BEGIN COLLECTED DATA
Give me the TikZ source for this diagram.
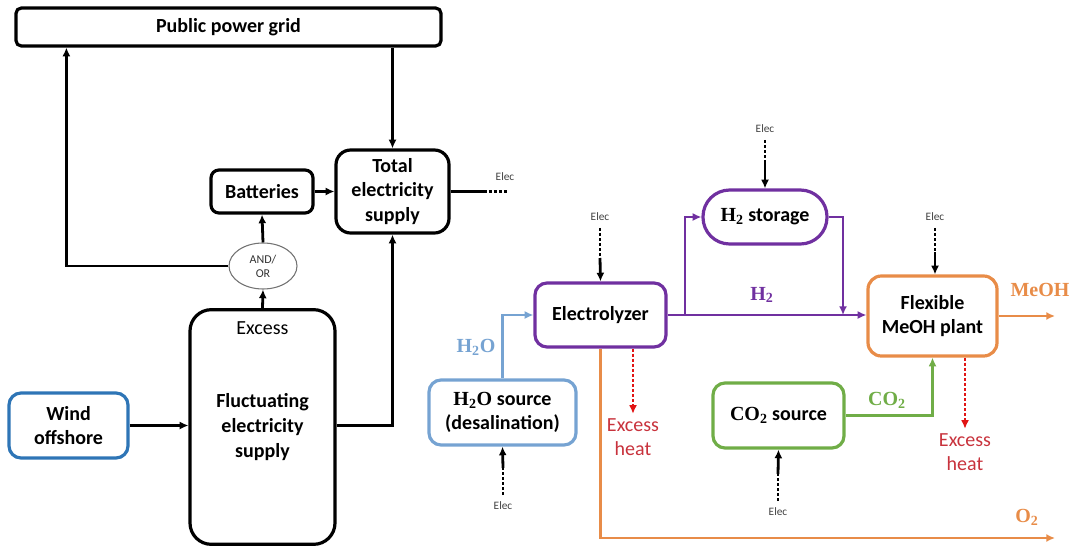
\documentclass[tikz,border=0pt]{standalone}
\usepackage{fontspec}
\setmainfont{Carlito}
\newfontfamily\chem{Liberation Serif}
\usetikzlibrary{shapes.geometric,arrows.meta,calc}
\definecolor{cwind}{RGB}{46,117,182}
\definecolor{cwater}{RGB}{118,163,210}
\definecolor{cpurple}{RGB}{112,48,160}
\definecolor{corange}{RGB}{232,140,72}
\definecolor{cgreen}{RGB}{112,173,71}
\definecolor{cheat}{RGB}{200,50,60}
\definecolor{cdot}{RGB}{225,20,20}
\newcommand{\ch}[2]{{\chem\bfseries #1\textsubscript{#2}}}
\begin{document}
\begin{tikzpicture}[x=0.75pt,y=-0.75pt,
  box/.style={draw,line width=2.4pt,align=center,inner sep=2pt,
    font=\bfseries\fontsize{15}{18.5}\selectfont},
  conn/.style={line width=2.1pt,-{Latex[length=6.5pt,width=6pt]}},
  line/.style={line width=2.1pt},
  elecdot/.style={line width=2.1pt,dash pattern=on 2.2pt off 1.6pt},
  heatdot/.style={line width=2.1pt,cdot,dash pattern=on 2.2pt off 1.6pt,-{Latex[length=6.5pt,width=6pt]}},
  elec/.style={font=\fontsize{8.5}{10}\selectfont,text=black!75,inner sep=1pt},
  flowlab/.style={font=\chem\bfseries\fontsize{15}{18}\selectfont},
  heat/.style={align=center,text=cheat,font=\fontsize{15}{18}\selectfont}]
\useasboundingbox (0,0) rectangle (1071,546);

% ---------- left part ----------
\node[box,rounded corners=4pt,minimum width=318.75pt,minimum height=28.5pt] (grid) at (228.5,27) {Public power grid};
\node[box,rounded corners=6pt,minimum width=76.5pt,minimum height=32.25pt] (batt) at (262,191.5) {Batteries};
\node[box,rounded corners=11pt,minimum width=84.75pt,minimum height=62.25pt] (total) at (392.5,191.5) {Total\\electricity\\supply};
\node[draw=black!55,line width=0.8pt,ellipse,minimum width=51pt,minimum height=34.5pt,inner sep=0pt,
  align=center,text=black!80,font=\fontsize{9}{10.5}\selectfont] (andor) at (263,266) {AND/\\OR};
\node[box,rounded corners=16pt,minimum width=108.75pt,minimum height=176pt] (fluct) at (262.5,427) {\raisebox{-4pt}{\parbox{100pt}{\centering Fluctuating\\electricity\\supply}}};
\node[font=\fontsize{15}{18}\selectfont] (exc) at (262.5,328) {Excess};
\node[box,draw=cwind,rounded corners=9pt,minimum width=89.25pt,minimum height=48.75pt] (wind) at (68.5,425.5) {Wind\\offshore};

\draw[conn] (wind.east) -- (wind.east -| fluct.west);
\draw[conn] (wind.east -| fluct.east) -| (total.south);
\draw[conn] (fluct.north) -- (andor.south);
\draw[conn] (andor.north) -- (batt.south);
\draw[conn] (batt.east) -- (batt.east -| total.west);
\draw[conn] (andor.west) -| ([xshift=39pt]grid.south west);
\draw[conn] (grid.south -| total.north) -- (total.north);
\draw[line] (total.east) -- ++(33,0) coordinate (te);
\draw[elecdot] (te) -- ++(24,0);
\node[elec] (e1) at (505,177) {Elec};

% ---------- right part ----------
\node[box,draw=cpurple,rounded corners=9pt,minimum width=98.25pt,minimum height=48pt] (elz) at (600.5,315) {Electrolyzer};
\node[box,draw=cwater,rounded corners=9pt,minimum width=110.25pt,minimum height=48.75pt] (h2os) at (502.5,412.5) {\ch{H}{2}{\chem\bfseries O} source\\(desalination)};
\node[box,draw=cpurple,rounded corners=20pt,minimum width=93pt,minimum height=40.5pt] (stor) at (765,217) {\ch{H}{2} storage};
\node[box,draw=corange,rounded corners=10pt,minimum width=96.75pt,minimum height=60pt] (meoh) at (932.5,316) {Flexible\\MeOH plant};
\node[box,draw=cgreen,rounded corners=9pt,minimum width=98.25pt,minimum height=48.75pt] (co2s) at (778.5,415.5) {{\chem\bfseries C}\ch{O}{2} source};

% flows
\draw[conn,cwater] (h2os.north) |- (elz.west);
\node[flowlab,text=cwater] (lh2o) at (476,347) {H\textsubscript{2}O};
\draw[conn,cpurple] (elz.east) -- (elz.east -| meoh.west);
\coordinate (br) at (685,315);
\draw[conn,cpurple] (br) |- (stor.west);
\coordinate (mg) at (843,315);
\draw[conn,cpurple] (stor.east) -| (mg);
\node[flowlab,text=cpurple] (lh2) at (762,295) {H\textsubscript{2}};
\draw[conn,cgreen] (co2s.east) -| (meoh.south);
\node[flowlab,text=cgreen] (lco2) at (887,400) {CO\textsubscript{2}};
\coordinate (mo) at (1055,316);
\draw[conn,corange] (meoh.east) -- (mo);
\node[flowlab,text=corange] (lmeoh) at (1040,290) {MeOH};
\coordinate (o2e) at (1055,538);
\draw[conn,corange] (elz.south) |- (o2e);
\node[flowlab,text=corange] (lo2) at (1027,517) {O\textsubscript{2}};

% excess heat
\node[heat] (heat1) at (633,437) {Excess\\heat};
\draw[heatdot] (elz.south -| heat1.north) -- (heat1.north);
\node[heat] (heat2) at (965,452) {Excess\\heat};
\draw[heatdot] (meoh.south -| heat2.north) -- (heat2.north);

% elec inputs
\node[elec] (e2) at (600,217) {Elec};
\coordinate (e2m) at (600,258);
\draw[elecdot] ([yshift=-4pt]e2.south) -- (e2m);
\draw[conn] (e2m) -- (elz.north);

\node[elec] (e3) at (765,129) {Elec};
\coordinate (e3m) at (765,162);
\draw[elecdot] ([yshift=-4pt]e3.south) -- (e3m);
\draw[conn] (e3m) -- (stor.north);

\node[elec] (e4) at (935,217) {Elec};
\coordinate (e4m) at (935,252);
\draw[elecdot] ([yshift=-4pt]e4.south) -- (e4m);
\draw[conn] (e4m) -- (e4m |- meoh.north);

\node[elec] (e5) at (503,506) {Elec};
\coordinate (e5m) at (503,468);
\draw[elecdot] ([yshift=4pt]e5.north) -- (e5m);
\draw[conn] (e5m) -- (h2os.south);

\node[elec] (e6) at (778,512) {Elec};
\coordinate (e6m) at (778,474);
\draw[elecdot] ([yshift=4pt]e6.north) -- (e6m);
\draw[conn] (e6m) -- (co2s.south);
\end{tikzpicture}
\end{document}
END COLLECTED DATA
Reproduce the data word for word, excluding its pictures.

### RESPONSE TO THE EXERCISE
Give me the TikZ source for this diagram.
\documentclass[tikz,border=0pt]{standalone}
\usepackage{fontspec}
\setmainfont{Carlito}
\newfontfamily\chem{Liberation Serif}
\usetikzlibrary{shapes.geometric,arrows.meta,calc}
\definecolor{cwind}{RGB}{46,117,182}
\definecolor{cwater}{RGB}{118,163,210}
\definecolor{cpurple}{RGB}{112,48,160}
\definecolor{corange}{RGB}{232,140,72}
\definecolor{cgreen}{RGB}{112,173,71}
\definecolor{cheat}{RGB}{200,50,60}
\definecolor{cdot}{RGB}{225,20,20}
\newcommand{\ch}[2]{{\chem\bfseries #1\textsubscript{#2}}}
\begin{document}
\begin{tikzpicture}[x=0.75pt,y=-0.75pt,
  box/.style={draw,line width=2.4pt,align=center,inner sep=2pt,
    font=\bfseries\fontsize{15}{18.5}\selectfont},
  conn/.style={line width=2.1pt,-{Latex[length=6.5pt,width=6pt]}},
  line/.style={line width=2.1pt},
  elecdot/.style={line width=2.1pt,dash pattern=on 2.2pt off 1.6pt},
  heatdot/.style={line width=2.1pt,cdot,dash pattern=on 2.2pt off 1.6pt,-{Latex[length=6.5pt,width=6pt]}},
  elec/.style={font=\fontsize{8.5}{10}\selectfont,text=black!75,inner sep=1pt},
  flowlab/.style={font=\chem\bfseries\fontsize{15}{18}\selectfont},
  heat/.style={align=center,text=cheat,font=\fontsize{15}{18}\selectfont}]
\useasboundingbox (0,0) rectangle (1071,546);

% ---------- left part ----------
\node[box,rounded corners=4pt,minimum width=318.75pt,minimum height=28.5pt] (grid) at (228.5,27) {Public power grid};
\node[box,rounded corners=6pt,minimum width=76.5pt,minimum height=32.25pt] (batt) at (262,191.5) {Batteries};
\node[box,rounded corners=11pt,minimum width=84.75pt,minimum height=62.25pt] (total) at (392.5,191.5) {Total\\electricity\\supply};
\node[draw=black!55,line width=0.8pt,ellipse,minimum width=51pt,minimum height=34.5pt,inner sep=0pt,
  align=center,text=black!80,font=\fontsize{9}{10.5}\selectfont] (andor) at (263,266) {AND/\\OR};
\node[box,rounded corners=16pt,minimum width=108.75pt,minimum height=176pt] (fluct) at (262.5,427) {\raisebox{-4pt}{\parbox{100pt}{\centering Fluctuating\\electricity\\supply}}};
\node[font=\fontsize{15}{18}\selectfont] (exc) at (262.5,328) {Excess};
\node[box,draw=cwind,rounded corners=9pt,minimum width=89.25pt,minimum height=48.75pt] (wind) at (68.5,425.5) {Wind\\offshore};

\draw[conn] (wind.east) -- (wind.east -| fluct.west);
\draw[conn] (wind.east -| fluct.east) -| (total.south);
\draw[conn] (fluct.north) -- (andor.south);
\draw[conn] (andor.north) -- (batt.south);
\draw[conn] (batt.east) -- (batt.east -| total.west);
\draw[conn] (andor.west) -| ([xshift=39pt]grid.south west);
\draw[conn] (grid.south -| total.north) -- (total.north);
\draw[line] (total.east) -- ++(33,0) coordinate (te);
\draw[elecdot] (te) -- ++(24,0);
\node[elec] (e1) at (505,177) {Elec};

% ---------- right part ----------
\node[box,draw=cpurple,rounded corners=9pt,minimum width=98.25pt,minimum height=48pt] (elz) at (600.5,315) {Electrolyzer};
\node[box,draw=cwater,rounded corners=9pt,minimum width=110.25pt,minimum height=48.75pt] (h2os) at (502.5,412.5) {\ch{H}{2}{\chem\bfseries O} source\\(desalination)};
\node[box,draw=cpurple,rounded corners=20pt,minimum width=93pt,minimum height=40.5pt] (stor) at (765,217) {\ch{H}{2} storage};
\node[box,draw=corange,rounded corners=10pt,minimum width=96.75pt,minimum height=60pt] (meoh) at (932.5,316) {Flexible\\MeOH plant};
\node[box,draw=cgreen,rounded corners=9pt,minimum width=98.25pt,minimum height=48.75pt] (co2s) at (778.5,415.5) {{\chem\bfseries C}\ch{O}{2} source};

% flows
\draw[conn,cwater] (h2os.north) |- (elz.west);
\node[flowlab,text=cwater] (lh2o) at (476,347) {H\textsubscript{2}O};
\draw[conn,cpurple] (elz.east) -- (elz.east -| meoh.west);
\coordinate (br) at (685,315);
\draw[conn,cpurple] (br) |- (stor.west);
\coordinate (mg) at (843,315);
\draw[conn,cpurple] (stor.east) -| (mg);
\node[flowlab,text=cpurple] (lh2) at (762,295) {H\textsubscript{2}};
\draw[conn,cgreen] (co2s.east) -| (meoh.south);
\node[flowlab,text=cgreen] (lco2) at (887,400) {CO\textsubscript{2}};
\coordinate (mo) at (1055,316);
\draw[conn,corange] (meoh.east) -- (mo);
\node[flowlab,text=corange] (lmeoh) at (1040,290) {MeOH};
\coordinate (o2e) at (1055,538);
\draw[conn,corange] (elz.south) |- (o2e);
\node[flowlab,text=corange] (lo2) at (1027,517) {O\textsubscript{2}};

% excess heat
\node[heat] (heat1) at (633,437) {Excess\\heat};
\draw[heatdot] (elz.south -| heat1.north) -- (heat1.north);
\node[heat] (heat2) at (965,452) {Excess\\heat};
\draw[heatdot] (meoh.south -| heat2.north) -- (heat2.north);

% elec inputs
\node[elec] (e2) at (600,217) {Elec};
\coordinate (e2m) at (600,258);
\draw[elecdot] ([yshift=-4pt]e2.south) -- (e2m);
\draw[conn] (e2m) -- (elz.north);

\node[elec] (e3) at (765,129) {Elec};
\coordinate (e3m) at (765,162);
\draw[elecdot] ([yshift=-4pt]e3.south) -- (e3m);
\draw[conn] (e3m) -- (stor.north);

\node[elec] (e4) at (935,217) {Elec};
\coordinate (e4m) at (935,252);
\draw[elecdot] ([yshift=-4pt]e4.south) -- (e4m);
\draw[conn] (e4m) -- (e4m |- meoh.north);

\node[elec] (e5) at (503,506) {Elec};
\coordinate (e5m) at (503,468);
\draw[elecdot] ([yshift=4pt]e5.north) -- (e5m);
\draw[conn] (e5m) -- (h2os.south);

\node[elec] (e6) at (778,512) {Elec};
\coordinate (e6m) at (778,474);
\draw[elecdot] ([yshift=4pt]e6.north) -- (e6m);
\draw[conn] (e6m) -- (co2s.south);
\end{tikzpicture}
\end{document}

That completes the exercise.